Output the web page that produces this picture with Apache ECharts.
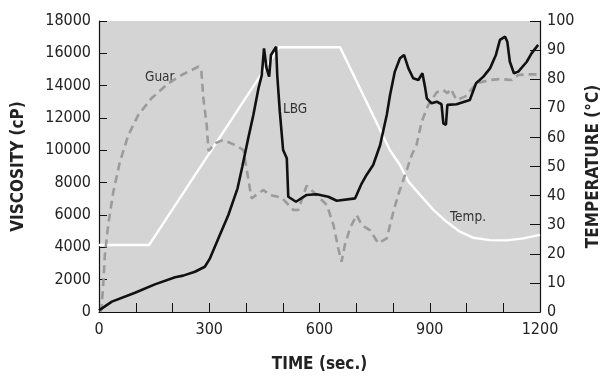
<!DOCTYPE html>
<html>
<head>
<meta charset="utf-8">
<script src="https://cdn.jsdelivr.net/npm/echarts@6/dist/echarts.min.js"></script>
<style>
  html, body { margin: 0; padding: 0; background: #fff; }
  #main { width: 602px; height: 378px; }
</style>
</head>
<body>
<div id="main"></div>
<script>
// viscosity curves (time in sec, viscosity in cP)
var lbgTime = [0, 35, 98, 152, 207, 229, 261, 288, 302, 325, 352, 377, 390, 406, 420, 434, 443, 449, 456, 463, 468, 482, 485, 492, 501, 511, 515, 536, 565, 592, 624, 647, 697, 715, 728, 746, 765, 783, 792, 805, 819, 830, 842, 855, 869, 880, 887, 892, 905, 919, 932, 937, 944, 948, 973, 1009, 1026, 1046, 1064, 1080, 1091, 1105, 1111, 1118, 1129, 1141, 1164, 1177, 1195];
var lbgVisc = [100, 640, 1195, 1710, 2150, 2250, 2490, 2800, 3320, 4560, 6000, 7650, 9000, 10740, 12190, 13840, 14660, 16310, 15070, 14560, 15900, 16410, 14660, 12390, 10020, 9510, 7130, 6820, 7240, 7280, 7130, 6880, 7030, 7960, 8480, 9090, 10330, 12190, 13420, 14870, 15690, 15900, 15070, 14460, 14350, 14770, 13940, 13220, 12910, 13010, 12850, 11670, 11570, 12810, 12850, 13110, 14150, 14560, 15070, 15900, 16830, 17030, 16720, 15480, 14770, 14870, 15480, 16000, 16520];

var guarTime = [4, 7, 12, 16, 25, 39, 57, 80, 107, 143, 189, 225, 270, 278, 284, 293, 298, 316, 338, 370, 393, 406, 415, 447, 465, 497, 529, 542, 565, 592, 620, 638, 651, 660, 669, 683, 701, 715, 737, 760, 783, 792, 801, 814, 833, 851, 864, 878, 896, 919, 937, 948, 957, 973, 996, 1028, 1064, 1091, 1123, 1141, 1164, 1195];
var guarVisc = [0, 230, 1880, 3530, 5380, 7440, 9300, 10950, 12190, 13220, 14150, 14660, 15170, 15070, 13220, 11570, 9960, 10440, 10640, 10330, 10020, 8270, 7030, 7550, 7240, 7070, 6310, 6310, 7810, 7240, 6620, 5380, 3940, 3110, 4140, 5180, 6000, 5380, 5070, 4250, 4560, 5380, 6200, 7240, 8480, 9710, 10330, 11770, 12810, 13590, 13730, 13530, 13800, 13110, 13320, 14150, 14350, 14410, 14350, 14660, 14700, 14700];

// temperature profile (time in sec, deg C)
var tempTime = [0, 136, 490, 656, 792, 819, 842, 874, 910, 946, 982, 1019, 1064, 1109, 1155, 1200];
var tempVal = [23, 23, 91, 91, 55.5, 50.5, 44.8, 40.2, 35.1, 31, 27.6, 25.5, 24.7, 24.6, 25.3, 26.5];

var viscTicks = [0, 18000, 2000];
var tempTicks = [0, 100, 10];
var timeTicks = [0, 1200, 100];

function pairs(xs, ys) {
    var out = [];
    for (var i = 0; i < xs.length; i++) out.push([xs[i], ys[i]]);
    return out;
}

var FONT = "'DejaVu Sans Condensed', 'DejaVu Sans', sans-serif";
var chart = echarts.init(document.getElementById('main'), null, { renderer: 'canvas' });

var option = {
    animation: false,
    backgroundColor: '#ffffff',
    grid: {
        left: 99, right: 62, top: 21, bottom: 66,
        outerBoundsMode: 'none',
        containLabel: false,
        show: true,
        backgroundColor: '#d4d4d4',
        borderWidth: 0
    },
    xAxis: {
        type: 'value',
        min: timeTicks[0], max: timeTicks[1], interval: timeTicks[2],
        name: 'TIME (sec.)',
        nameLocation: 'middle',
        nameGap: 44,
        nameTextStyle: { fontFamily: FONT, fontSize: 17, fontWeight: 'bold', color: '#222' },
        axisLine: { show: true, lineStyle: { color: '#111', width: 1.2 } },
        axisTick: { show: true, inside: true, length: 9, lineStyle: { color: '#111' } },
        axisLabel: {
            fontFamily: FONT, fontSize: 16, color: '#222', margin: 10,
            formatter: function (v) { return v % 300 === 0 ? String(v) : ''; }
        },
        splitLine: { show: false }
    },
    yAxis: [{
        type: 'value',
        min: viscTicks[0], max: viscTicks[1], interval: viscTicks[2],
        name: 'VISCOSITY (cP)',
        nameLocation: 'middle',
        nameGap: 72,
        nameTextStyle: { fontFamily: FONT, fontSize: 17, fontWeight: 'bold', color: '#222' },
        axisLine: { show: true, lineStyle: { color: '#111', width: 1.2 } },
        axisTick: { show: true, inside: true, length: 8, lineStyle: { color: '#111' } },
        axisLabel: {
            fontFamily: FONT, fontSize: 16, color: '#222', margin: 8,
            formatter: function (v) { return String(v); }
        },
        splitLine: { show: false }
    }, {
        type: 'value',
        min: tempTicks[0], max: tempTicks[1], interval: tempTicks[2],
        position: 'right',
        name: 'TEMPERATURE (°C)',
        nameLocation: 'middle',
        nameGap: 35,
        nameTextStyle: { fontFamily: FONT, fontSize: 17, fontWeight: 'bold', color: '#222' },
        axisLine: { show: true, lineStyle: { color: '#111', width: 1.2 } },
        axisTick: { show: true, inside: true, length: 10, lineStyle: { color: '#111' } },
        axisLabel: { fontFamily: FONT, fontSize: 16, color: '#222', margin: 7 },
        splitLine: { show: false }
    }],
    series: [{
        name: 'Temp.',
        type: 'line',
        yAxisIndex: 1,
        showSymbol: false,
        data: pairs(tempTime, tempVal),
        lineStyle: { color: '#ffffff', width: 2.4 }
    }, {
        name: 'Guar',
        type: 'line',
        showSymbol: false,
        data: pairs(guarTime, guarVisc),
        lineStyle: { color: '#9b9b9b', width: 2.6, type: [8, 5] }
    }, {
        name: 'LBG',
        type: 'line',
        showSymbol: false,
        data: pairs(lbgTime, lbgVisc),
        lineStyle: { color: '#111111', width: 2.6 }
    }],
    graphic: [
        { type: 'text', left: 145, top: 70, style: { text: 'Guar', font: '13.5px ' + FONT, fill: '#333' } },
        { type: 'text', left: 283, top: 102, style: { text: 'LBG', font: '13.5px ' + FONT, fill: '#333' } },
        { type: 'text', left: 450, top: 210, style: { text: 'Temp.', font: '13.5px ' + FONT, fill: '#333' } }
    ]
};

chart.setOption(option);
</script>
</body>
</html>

• **Task prompt**: In the data above, please extract the lines from the first one through the line with "15480, 16000, 16520];", exactly, and keep pictures out.

• **Response below**:
Output the web page that produces this picture with Apache ECharts.
<!DOCTYPE html>
<html>
<head>
<meta charset="utf-8">
<script src="https://cdn.jsdelivr.net/npm/echarts@6/dist/echarts.min.js"></script>
<style>
  html, body { margin: 0; padding: 0; background: #fff; }
  #main { width: 602px; height: 378px; }
</style>
</head>
<body>
<div id="main"></div>
<script>
// viscosity curves (time in sec, viscosity in cP)
var lbgTime = [0, 35, 98, 152, 207, 229, 261, 288, 302, 325, 352, 377, 390, 406, 420, 434, 443, 449, 456, 463, 468, 482, 485, 492, 501, 511, 515, 536, 565, 592, 624, 647, 697, 715, 728, 746, 765, 783, 792, 805, 819, 830, 842, 855, 869, 880, 887, 892, 905, 919, 932, 937, 944, 948, 973, 1009, 1026, 1046, 1064, 1080, 1091, 1105, 1111, 1118, 1129, 1141, 1164, 1177, 1195];
var lbgVisc = [100, 640, 1195, 1710, 2150, 2250, 2490, 2800, 3320, 4560, 6000, 7650, 9000, 10740, 12190, 13840, 14660, 16310, 15070, 14560, 15900, 16410, 14660, 12390, 10020, 9510, 7130, 6820, 7240, 7280, 7130, 6880, 7030, 7960, 8480, 9090, 10330, 12190, 13420, 14870, 15690, 15900, 15070, 14460, 14350, 14770, 13940, 13220, 12910, 13010, 12850, 11670, 11570, 12810, 12850, 13110, 14150, 14560, 15070, 15900, 16830, 17030, 16720, 15480, 14770, 14870, 15480, 16000, 16520];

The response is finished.